Melihat persaingan yang cukup ketat antara pasangan Pramono - Si Doel dan RK – Suswono, bukan tidak mungkin Pilkada Jakarta berlangsung dua putaran. Andai itu terjadi, Hensat memprediksi kemenangan akan menjadi milik RIDO.
Menurut dia, ada fenomea unik di Pilkada Jakarta, yaitu pasangan calon yang memiliki elektabilitas tinggi berdasarkan survei malah akan menelan kekalahan. Selama ini, berdasarkan pengamatannya, belum pernah ada calon yang memiliki survei elektabilitas tertinggi bisa memenangkan Pilkada Jakarta.
"Dulu Fauzi Bowo pas 2012 itu surveinya tinggi, kalah sama Jokowi. Ahok juga sama, 2017 memiliki survei tinggi, tumbang oleh Anies, jadi menurut saya biasanya yang surveinya tinggi justru kalah di Pilkada Jakarta," Hensat menjelaskan.
BACA JUGA:
Ia juga lebih menekankan kuat tidaknya basis akar rumput partai pengusung sebagai salah satu faktor kemenangan paslon di Pilkada Jakarta.

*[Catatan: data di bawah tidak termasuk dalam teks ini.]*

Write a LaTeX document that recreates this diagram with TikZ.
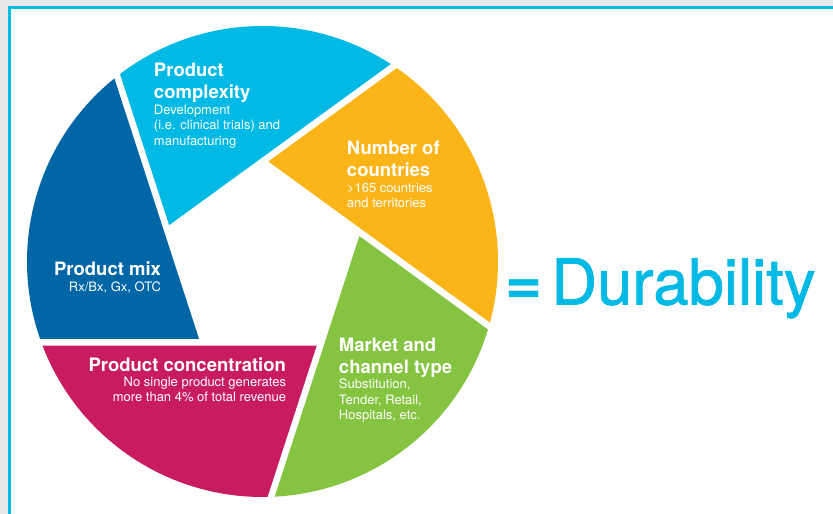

Hal ini terbuka sejak Pilkada Jakarta digelar langsung pada 2007, karena hanya satu kali paslon yang didukung banyak parpol memenangkan kompetisi. Hal tersebut terjadi ketika Fauzi Bowo mengalahkan Adang Daradjatun dari PKS di tahun 2007.
"Sisanya? Jokowi menang karena akar rumput PDI Perjuangan di 2012, namun Anies Baswedan di 2017 juga bermodalkan akar rumput PKS-Gerindra berhasil mengalahkan Basuki Tjahja Purnama yang diusung PDI Perjuangan, Golkar, Hanura, dan Nasdem," tandasnya.